**Do this**.
Exact reproduction of the data is required, with images excluded.

**Data section**.
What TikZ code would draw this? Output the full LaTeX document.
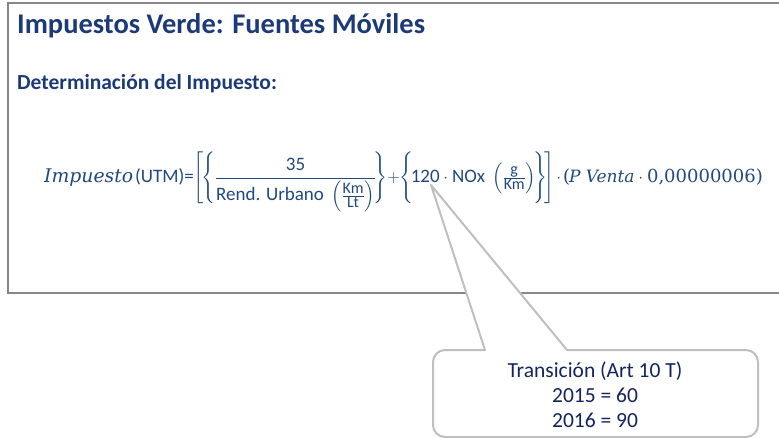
\documentclass[tikz,border=0pt]{standalone}
\usepackage{amsmath}
\usepackage{fontspec}
\setmainfont{Carlito}
\newfontfamily\mathserif{DejaVu Serif}
\usetikzlibrary{positioning,calc}
\definecolor{titleblue}{RGB}{28,58,120}
\definecolor{formblue}{RGB}{31,73,125}
\definecolor{calltext}{RGB}{20,36,95}
\definecolor{framegray}{RGB}{135,135,135}
\definecolor{callgray}{RGB}{191,191,191}
\tikzset{font=\fontsize{19}{22}\selectfont}
\newcommand{\serifit}[2][18.8]{\mbox{\mathserif\fontsize{#1}{22}\selectfont\itshape #2}}
\newcommand{\serifup}[1]{\mbox{\mathserif\fontsize{18}{22}\selectfont #1}}
\newcommand{\unitfrac}[2]{\frac{\mbox{\fontsize{16}{16}\selectfont #1}}{\mbox{\fontsize{16}{16}\selectfont #2}}}

\begin{document}
\begin{tikzpicture}[x=1pt,y=-1pt]
	\useasboundingbox (0,0) rectangle (779,438);
	\clip (0,0) rectangle (779,438);
	\begin{scope}
		\tikzstyle{every node}=[inner sep=0pt]
		\tikzstyle{heading}=[anchor=west, text=titleblue, font=\fontsize{28.5}{32}\selectfont\bfseries]
		\tikzstyle{subheading}=[anchor=west, text=titleblue, font=\fontsize{21.5}{25}\selectfont\bfseries]
		\tikzstyle{callout}=[draw=callgray, fill=white, line width=2pt, line join=round]

		% slide frame
		\draw[framegray, line width=2pt] (8,3) rectangle (800,293);

		\node[heading] (title) at (17,26) {Impuestos Verde: Fuentes Móviles};
		\node[subheading] (sub) at (17,84) {Determinación del Impuesto:};

		\node[anchor=west, text=formblue] (formula) at (44,182)
			{$\serifit{Impuesto}\mkern2mu\mbox{(UTM)=}\Biggl[\!\Biggl\{\dfrac{\mbox{35}}{\mbox{Rend. Urbano }\left(\unitfrac{Km}{Lt}\right)}\!\Biggr\}{+}\Biggl\{\!\mbox{120}\cdot\mbox{NOx }\left(\unitfrac{g}{Km}\right)\!\Biggr\}\!\Biggr]\mkern2mu{\cdot}\mkern2mu\serifup{(}\kern-1pt\serifit[17]{P Venta}\cdot\serifup{0,00000006)}$};

		% callout
		\coordinate (tip) at (431,185);
		\draw[callout] (567,350) [rounded corners=12pt] -- (758,350) -- (758,437)
			-- (433,437) -- (433,350) -- (470,350) [sharp corners] -- (485,350) -- (tip) -- cycle;
		\node[text=calltext, align=center, font=\fontsize{21.5}{25}\selectfont] (trans) at (595,395)
			{Transición (Art 10 T)\\2015 = 60\\2016 = 90};
	\end{scope}
\end{tikzpicture}
\end{document}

**Final result**.
What TikZ code would draw this? Output the full LaTeX document.
\documentclass[tikz,border=0pt]{standalone}
\usepackage{amsmath}
\usepackage{fontspec}
\setmainfont{Carlito}
\newfontfamily\mathserif{DejaVu Serif}
\usetikzlibrary{positioning,calc}
\definecolor{titleblue}{RGB}{28,58,120}
\definecolor{formblue}{RGB}{31,73,125}
\definecolor{calltext}{RGB}{20,36,95}
\definecolor{framegray}{RGB}{135,135,135}
\definecolor{callgray}{RGB}{191,191,191}
\tikzset{font=\fontsize{19}{22}\selectfont}
\newcommand{\serifit}[2][18.8]{\mbox{\mathserif\fontsize{#1}{22}\selectfont\itshape #2}}
\newcommand{\serifup}[1]{\mbox{\mathserif\fontsize{18}{22}\selectfont #1}}
\newcommand{\unitfrac}[2]{\frac{\mbox{\fontsize{16}{16}\selectfont #1}}{\mbox{\fontsize{16}{16}\selectfont #2}}}

\begin{document}
\begin{tikzpicture}[x=1pt,y=-1pt]
	\useasboundingbox (0,0) rectangle (779,438);
	\clip (0,0) rectangle (779,438);
	\begin{scope}
		\tikzstyle{every node}=[inner sep=0pt]
		\tikzstyle{heading}=[anchor=west, text=titleblue, font=\fontsize{28.5}{32}\selectfont\bfseries]
		\tikzstyle{subheading}=[anchor=west, text=titleblue, font=\fontsize{21.5}{25}\selectfont\bfseries]
		\tikzstyle{callout}=[draw=callgray, fill=white, line width=2pt, line join=round]

		% slide frame
		\draw[framegray, line width=2pt] (8,3) rectangle (800,293);

		\node[heading] (title) at (17,26) {Impuestos Verde: Fuentes Móviles};
		\node[subheading] (sub) at (17,84) {Determinación del Impuesto:};

		\node[anchor=west, text=formblue] (formula) at (44,182)
			{$\serifit{Impuesto}\mkern2mu\mbox{(UTM)=}\Biggl[\!\Biggl\{\dfrac{\mbox{35}}{\mbox{Rend. Urbano }\left(\unitfrac{Km}{Lt}\right)}\!\Biggr\}{+}\Biggl\{\!\mbox{120}\cdot\mbox{NOx }\left(\unitfrac{g}{Km}\right)\!\Biggr\}\!\Biggr]\mkern2mu{\cdot}\mkern2mu\serifup{(}\kern-1pt\serifit[17]{P Venta}\cdot\serifup{0,00000006)}$};

		% callout
		\coordinate (tip) at (431,185);
		\draw[callout] (567,350) [rounded corners=12pt] -- (758,350) -- (758,437)
			-- (433,437) -- (433,350) -- (470,350) [sharp corners] -- (485,350) -- (tip) -- cycle;
		\node[text=calltext, align=center, font=\fontsize{21.5}{25}\selectfont] (trans) at (595,395)
			{Transición (Art 10 T)\\2015 = 60\\2016 = 90};
	\end{scope}
\end{tikzpicture}
\end{document}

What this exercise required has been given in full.